When Tom Bedonie attended reservation boarding
school, celebrating his Navajo heritage was something to be
avoided. If he used his native language, Bedonie says, “I had
to eat soap.” Instead of causing him to
forget his Navajo ways, the punishment made Bedonie cling tightly
to them. That is the reason this fiftysomething Navajo journeys
from his home in Black Mesa, in northeastern Arizona, to American
Indian gatherings all over the United States. Last month, his
travels brought him to the annual “Spirit of the
Thunderbird” powwow at Cahokia Mounds, near Collinsville,
where he proudly gave the invocation in his Navajo Athabascan
dialect. His
prayer, he explains later, welcomes all “the singers,
dancers, and those relatives that used to live” in the
Mississippi Valley region, and he thanks and blesses “our
ancestors, our forefathers.”
It’s a way, he
says, of showing respect and seeking permission to gather here, in
this place. Bedonie wears simple
black clothing and a hat to shield him from the blazing sun, but
he’s the exception amid a rainbow of colors. In the grand
march of Indian tribes into the arena, many young tribal
representatives wear contemporary clothing, but middle-aged
participants favor traditional Indian regalia. Feathers, pelts,
beading, and bells lend visual and aural texture to the
dancers’ garments. As the dancers circle the enclosure,
subtle drumming and chanting become more and more urgent. The march
concludes with a veterans’ dance, song and prayer for Indians
currently serving in the military. David Keyman, 62 and part
Lakota Sioux, learned of his Indian heritage only a few years ago, when he discovered one of his grandfathers
was Sioux. His native roots were kept a family secret for decades to
guard against discrimination; in Missouri, where his family resides,
full-blooded Indians were barred from owning property up until a
generation ago, he says. For the past five years, since Keyman became
aware of his Indian background, he and his wife have attended Sun
Dances of thanksgiving in South Dakota; this is their second visit to
the Cahokia powwow. Dan Isaac, a 37-year-old
Choctaw and substance-abuse counselor from Philadelphia, Miss., has
traveled to Cahokia with family and friends. Powwows, he says, are
important spiritual gatherings, and this year alone he’s
attended at least a dozen. At Cahokia, Isaac takes part in the
hunting dance. The other dancers depict
hunters silently tracking prey; Isaac, focused and intense, chants
the hunting song as he dances. “A powwow is how
people worship,” Isaac says. “The dance and singing is
spiritual. . . . We have to be close to nature, to our
mother” — Mother Earth.

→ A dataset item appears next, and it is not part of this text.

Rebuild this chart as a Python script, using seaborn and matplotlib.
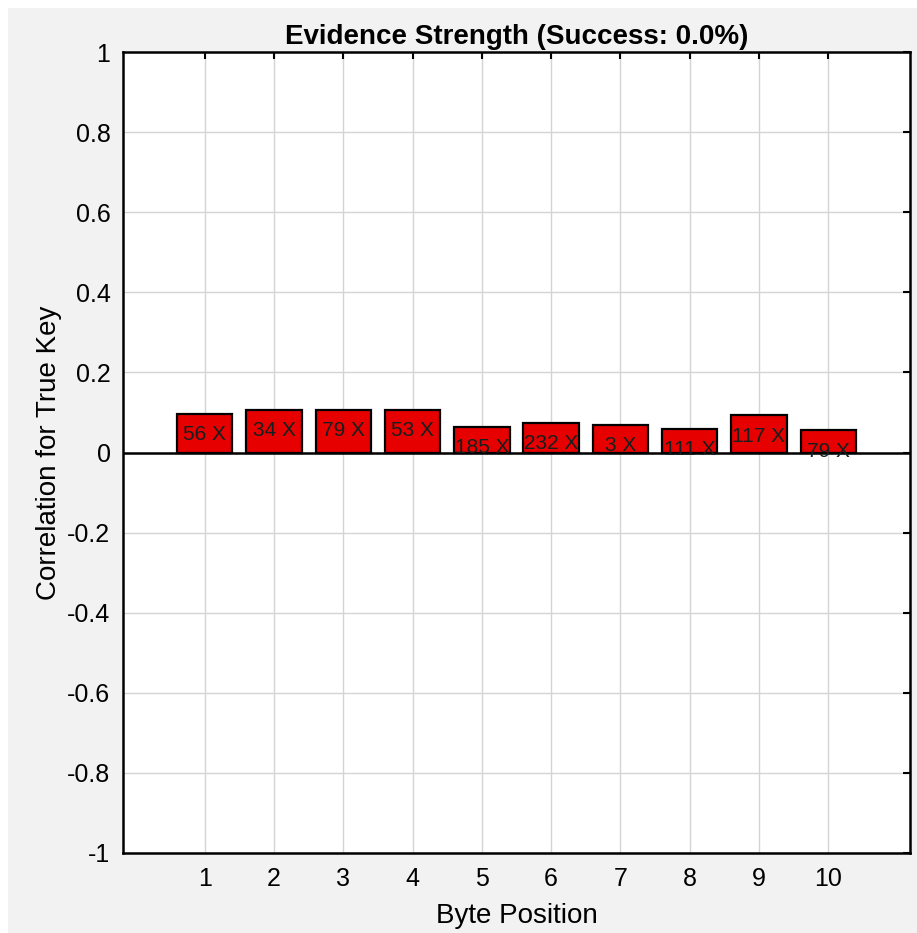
import numpy as np
import pandas as pd
import matplotlib
matplotlib.use('Agg')
import matplotlib.pyplot as plt
from matplotlib.patches import Rectangle
import seaborn as sns

# values
byte_pos = [1, 2, 3, 4, 5, 6, 7, 8, 9, 10]
corr_true_key = [0.097, 0.107, 0.107, 0.107, 0.064, 0.074, 0.069, 0.059, 0.093, 0.055]
rank_labels = ['56 X', '34 X', '79 X', '53 X', '185 X', '232 X', '3 X', '111 X', '117 X', '79 X']
y_ticks = [-1, -0.8, -0.6, -0.4, -0.2, 0, 0.2, 0.4, 0.6, 0.8, 1]
y_ticklabels = ['-1', '-0.8', '-0.6', '-0.4', '-0.2', '0', '0.2', '0.4', '0.6', '0.8', '1']
success_rate = 0.0

df = pd.DataFrame({'pos': byte_pos, 'corr': corr_true_key})

sns.set_style('whitegrid')
plt.rcParams['font.family'] = ['Liberation Sans', 'DejaVu Sans']
plt.rcParams['text.color'] = 'black'
plt.rcParams['axes.labelcolor'] = 'black'

BG = '#f2f2f2'
RED = '#e60000'
TXT = '#14201f'

fig = plt.figure(figsize=(9.17, 9.33), dpi=100, facecolor='white')
# grey window area with a thin white border on the left/top
fig.patches.append(Rectangle((8 / 917, 0), 1, 1 - 8 / 933, transform=fig.transFigure,
                             facecolor=BG, edgecolor='none', zorder=-10))
ax = fig.add_axes([123 / 917, 1 - 853 / 933, (910 - 123) / 917, (853 - 52) / 933])
ax.set_facecolor('white')

sns.barplot(data=df, x='pos', y='corr', native_scale=True, width=0.8,
            color=RED, saturation=1, edgecolor='black', linewidth=1.6, ax=ax, zorder=3)
ax.axhline(0, color='black', lw=1.8, zorder=4)

for p, v, lab in zip(byte_pos, corr_true_key, rank_labels):
    ax.text(p, v - 0.052, lab, ha='center', va='center', fontsize=15,
            color=TXT, zorder=5)

ax.set_xlim(-0.18, 11.18)
ax.set_ylim(-1, 1)
ax.set_xticks(byte_pos)
ax.set_xticklabels([str(b) for b in byte_pos])
ax.set_yticks(y_ticks)
ax.set_yticklabels(y_ticklabels)

ax.grid(True, color='#d4d4d4', lw=1.0, zorder=0)
ax.set_axisbelow(True)
for s in ax.spines.values():
    s.set_visible(True)
    s.set_edgecolor('black')
    s.set_linewidth(1.8)

ax.tick_params(axis='both', direction='in', length=5, width=1.5, colors='black',
               labelsize=18, top=True, right=True, pad=9)
ax.tick_params(axis='x', pad=10)

ax.set_title(f'Evidence Strength (Success: {success_rate:.1f}%)',
             fontsize=20, fontweight='bold', pad=6, color='black')
ax.set_xlabel('Byte Position', fontsize=20, labelpad=9)
ax.set_ylabel('Correlation for True Key', fontsize=20, labelpad=4)

fig.savefig('out.png', dpi=100, facecolor=fig.get_facecolor())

Though separated by great
distances and coming from different tribes, dancers and their
families share kinship and build bonds that transcend the
here-and-now. “We learn our
duties through our elders, and we learn through these
ceremonies,” Bedonie says. “I know where I came from,
and I know where I’m going.”
Heritage is something boarding
school and a bar of soap couldn’t erase.
This article appears in Oct 6-12, 2005.